# System doesnt find wifi network after waking from sleep



## davido-23 (Feb 27, 2008)

Hi, I'm running a 13 inch macbook pro retina OSX 10.9, ever since the mavericks update everytime my laptop wakes from sleep it defaults to a bt wifi login page and I have to manually select my network, this only happens when waking from sleep, quite annoying really, anyone got a fix? many thanks


----------



## davido-23 (Feb 27, 2008)

bump


----------



## Headrush (Feb 9, 2005)

By bt wifi login, do you mean a bluetooth PAN network connection?

In System Preferences -> Network, is your Wi-Fi connection before the bluetooth PAN connection?


----------



## davido-23 (Feb 27, 2008)

Yes I moved my wireless network to the top of the list and the problem continues... the only fix I can find is turning of timeline and it works perfectly... strange... any ideas... I have also deleted my network and re connected but to no avail, very annoying... never happened before mavericks update.


----------



## Headrush (Feb 9, 2005)

Do you mean time machine?

Do you have a bluetooth PAN? If not can you disable it?

Could try erasing the network preference file */Library/Preferences/SystemConfiguration/NetworkInterfaces.plist * and let the system recreate a new one on reboot.

You can also start */Applications/Utilities/Console* and look for any related network messages that might provide hints at why or where the connection is failing.


----------



## davido-23 (Feb 27, 2008)

Thanks headrush, I'm new to a mac could you talk me through those options please, regards, David.


----------



## davido-23 (Feb 27, 2008)

Managed to negotiate my way and delete that file and rebooted... put to sleep waited 5 minutes and it's back again bt wifi!! When I click the wireless network icon and try to connect to my network it takes time to show up... could it be a router problem?


----------



## Headrush (Feb 9, 2005)

davido-23 said:


> Managed to negotiate my way and delete that file and rebooted... put to sleep waited 5 minutes and it's back again bt wifi!! When I click the wireless network icon and try to connect to my network it takes time to show up... could it be a router problem?


Could be.
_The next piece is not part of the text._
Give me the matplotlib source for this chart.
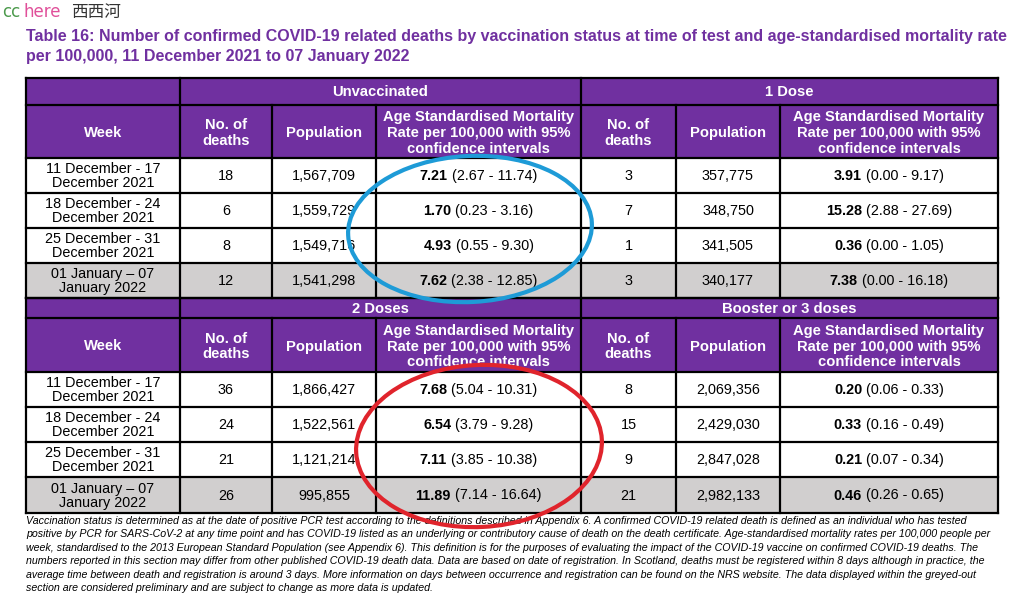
#!/usr/bin/env python3
"""Redraw Table 16 (COVID-19 deaths by vaccination status) as a matplotlib figure."""

import matplotlib.pyplot as plt
from matplotlib.patches import Ellipse, Rectangle

plt.rcParams["font.family"] = ["Liberation Sans", "DejaVu Sans"]

PURPLE = "#7030A0"
GREY = "#D1CFCF"

TITLE_LINES = [
    "Table 16: Number of confirmed COVID-19 related deaths by vaccination status at time of test and age-standardised mortality rate",
    "per 100,000, 11 December 2021 to 07 January 2022",
]

WEEKS = [
    "11 December - 17\nDecember 2021",
    "18 December - 24\nDecember 2021",
    "25 December - 31\nDecember 2021",
    "01 January \u2013 07\nJanuary 2022",
]
SUB_HEADERS = [
    "No. of\ndeaths",
    "Population",
    "Age Standardised Mortality\nRate per 100,000 with 95%\nconfidence intervals",
]

GROUPS = ["Unvaccinated", "1 Dose", "2 Doses", "Booster or 3 doses"]
deaths = {
    "Unvaccinated": [18, 6, 8, 12],
    "1 Dose": [3, 7, 1, 3],
    "2 Doses": [36, 24, 21, 26],
    "Booster or 3 doses": [8, 15, 9, 21],
}
population = {
    "Unvaccinated": [1567709, 1559729, 1549716, 1541298],
    "1 Dose": [357775, 348750, 341505, 340177],
    "2 Doses": [1866427, 1522561, 1121214, 995855],
    "Booster or 3 doses": [2069356, 2429030, 2847028, 2982133],
}
rate = {
    "Unvaccinated": [7.21, 1.70, 4.93, 7.62],
    "1 Dose": [3.91, 15.28, 0.36, 7.38],
    "2 Doses": [7.68, 6.54, 7.11, 11.89],
    "Booster or 3 doses": [0.20, 0.33, 0.21, 0.46],
}
rate_low = {
    "Unvaccinated": [2.67, 0.23, 0.55, 2.38],
    "1 Dose": [0.00, 2.88, 0.00, 0.00],
    "2 Doses": [5.04, 3.79, 3.85, 7.14],
    "Booster or 3 doses": [0.06, 0.16, 0.07, 0.26],
}
rate_high = {
    "Unvaccinated": [11.74, 3.16, 9.30, 12.85],
    "1 Dose": [9.17, 27.69, 1.05, 16.18],
    "2 Doses": [10.31, 9.28, 10.38, 16.64],
    "Booster or 3 doses": [0.33, 0.49, 0.34, 0.65],
}
GREY_ROWS = [False, False, False, True]

FOOTNOTE = [
    "Vaccination status is determined as at the date of positive PCR test according to the definitions described in Appendix 6. A confirmed COVID-19 related death is defined as an individual who has tested",
    "positive by PCR for SARS-CoV-2 at any time point and has COVID-19 listed as an underlying or contributory cause of death on the death certificate. Age-standardised mortality rates per 100,000 people per",
    "week, standardised to the 2013 European Standard Population (see Appendix 6). This definition is for the purposes of evaluating the impact of the COVID-19 vaccine on confirmed COVID-19 deaths. The",
    "numbers reported in this section may differ from other published COVID-19 death data. Data are based on date of registration. In Scotland, deaths must be registered within 8 days although in practice, the",
    "average time between death and registration is around 3 days. More information on days between occurrence and registration can be found on the NRS website. The data displayed within the greyed-out",
    "section are considered preliminary and are subject to change as more data is updated.",
]

# layout, in pixels of the 1012x600 image
COL_X = [26, 180, 272, 376, 581, 676, 780, 998]
BLOCKS = [
    # (group row top, group row bottom, header bottom, data row bottoms, groups)
    (78, 105, 158, [193, 228, 263, 298], ("Unvaccinated", "1 Dose")),
    (298, 318, 372, [407, 442, 477, 513], ("2 Doses", "Booster or 3 doses")),
]
FS_HEAD = 10.6
FS_CELL = 10.4
LW = 1.6


def fmt_int(v: int) -> str:
    return f"{v:,}"


def mixed_text(ax, renderer, cx, cy, bold, rest):
    t1 = ax.text(0, cy, bold, fontsize=FS_CELL, weight="bold", ha="left", va="center")
    t2 = ax.text(0, cy, rest, fontsize=FS_CELL, ha="left", va="center")
    w1 = t1.get_window_extent(renderer).width
    w2 = t2.get_window_extent(renderer).width
    x0 = cx - (w1 + w2) / 2
    t1.set_x(x0)
    t2.set_x(x0 + w1)


def draw_block(ax, renderer, top, grp_bot, head_bot, row_bots, groups):
    left, right = COL_X[0], COL_X[-1]
    ax.add_patch(Rectangle((left, top), right - left, head_bot - top, color=PURPLE, lw=0, zorder=0))
    row_tops = [head_bot] + row_bots[:-1]
    for r, (y0, y1) in enumerate(zip(row_tops, row_bots)):
        if GREY_ROWS[r]:
            ax.add_patch(Rectangle((left, y0), right - left, y1 - y0, color=GREY, lw=0, zorder=0))

    # group header
    for g, (x0, x1) in zip(groups, [(COL_X[1], COL_X[4]), (COL_X[4], COL_X[7])]):
        ax.text((x0 + x1) / 2, (top + grp_bot) / 2 + 1, g, color="white", weight="bold",
                fontsize=FS_HEAD, ha="center", va="center")
    # sub headers
    hy = (grp_bot + head_bot) / 2 + 1.5
    ax.text((COL_X[0] + COL_X[1]) / 2, hy, "Week", color="white", weight="bold",
            fontsize=FS_HEAD, ha="center", va="center")
    for half in range(2):
        for k, label in enumerate(SUB_HEADERS):
            c0, c1 = COL_X[1 + half * 3 + k], COL_X[2 + half * 3 + k]
            ax.text((c0 + c1) / 2, hy, label, color="white", weight="bold", fontsize=FS_HEAD,
                    ha="center", va="center", linespacing=1.15)

    # data rows
    for r, (y0, y1) in enumerate(zip(row_tops, row_bots)):
        cy = (y0 + y1) / 2 + 0.5
        ax.text((COL_X[0] + COL_X[1]) / 2, cy, WEEKS[r], fontsize=FS_CELL, ha="center",
                va="center", linespacing=1.0)
        for half, g in enumerate(groups):
            base = 1 + half * 3
            ax.text((COL_X[base] + COL_X[base + 1]) / 2, cy, str(deaths[g][r]),
                    fontsize=FS_CELL, ha="center", va="center")
            ax.text((COL_X[base + 1] + COL_X[base + 2]) / 2, cy, fmt_int(population[g][r]),
                    fontsize=FS_CELL, ha="center", va="center")
            mixed_text(ax, renderer, (COL_X[base + 2] + COL_X[base + 3]) / 2, cy,
                       f"{rate[g][r]:.2f}", f" ({rate_low[g][r]:.2f} - {rate_high[g][r]:.2f})")

    # grid lines
    for y in [top, grp_bot, head_bot] + row_bots:
        ax.plot([left, right], [y, y], color="black", lw=LW, solid_capstyle="projecting")
    for i, x in enumerate(COL_X):
        y_start = top if i in (0, 1, 4, 7) else grp_bot
        ax.plot([x, x], [y_start, row_bots[-1]], color="black", lw=LW, solid_capstyle="projecting")


def main() -> None:
    fig = plt.figure(figsize=(10.12, 6.0), dpi=100)
    ax = fig.add_axes([0, 0, 1, 1])
    ax.set_xlim(0, 1012)
    ax.set_ylim(600, 0)
    ax.axis("off")
    renderer = fig.canvas.get_renderer()

    # watermark
    ax.text(2, 12, "cc", color="#4C9A4C", fontsize=12, ha="left", va="center", family="DejaVu Sans")
    ax.text(24, 12, "here", color="#E0509A", fontsize=12, ha="left", va="center", family="DejaVu Sans")
    ax.text(71, 12, "西西河", color="#333333", fontsize=12, ha="left", va="center",
            family=["Noto Sans CJK SC", "DejaVu Sans"])

    for i, line in enumerate(TITLE_LINES):
        ax.text(26, 37 + i * 20, line, color=PURPLE, weight="bold", fontsize=11.5,
                ha="left", va="center")

    for top, grp_bot, head_bot, row_bots, groups in BLOCKS:
        draw_block(ax, renderer, top, grp_bot, head_bot, row_bots, groups)

    for i, line in enumerate(FOOTNOTE):
        ax.text(26, 521 + i * 13.4, line, style="italic", fontsize=7.67, ha="left", va="center")

    # hand-drawn highlight circles
    ax.add_patch(Ellipse((470, 229), 244, 146, angle=-3, fill=False, ec="#1E9BD7", lw=3, zorder=5))
    ax.add_patch(Ellipse((479, 446), 246, 162, angle=-3, fill=False, ec="#E0242C", lw=3, zorder=5))

    fig.savefig("out.png", dpi=100)
    plt.close(fig)


if __name__ == "__main__":
    main()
Remove the BT network interface and see if it eventually connects to the WiFi.

You actually have a BT PAN network?
Just curious, never seen anyone using one when they have WiFi available. (unless BT only device)


----------



## davido-23 (Feb 27, 2008)

Not sure what a bt pan network is... but I've just tried it at my parents and the same thing happens but no bt login page, but I still have to manually connect to their wifi network every time after waking from sleep, even though I have already joined the network, really annoying!! any ideas?


----------



## davido-23 (Feb 27, 2008)

bump


----------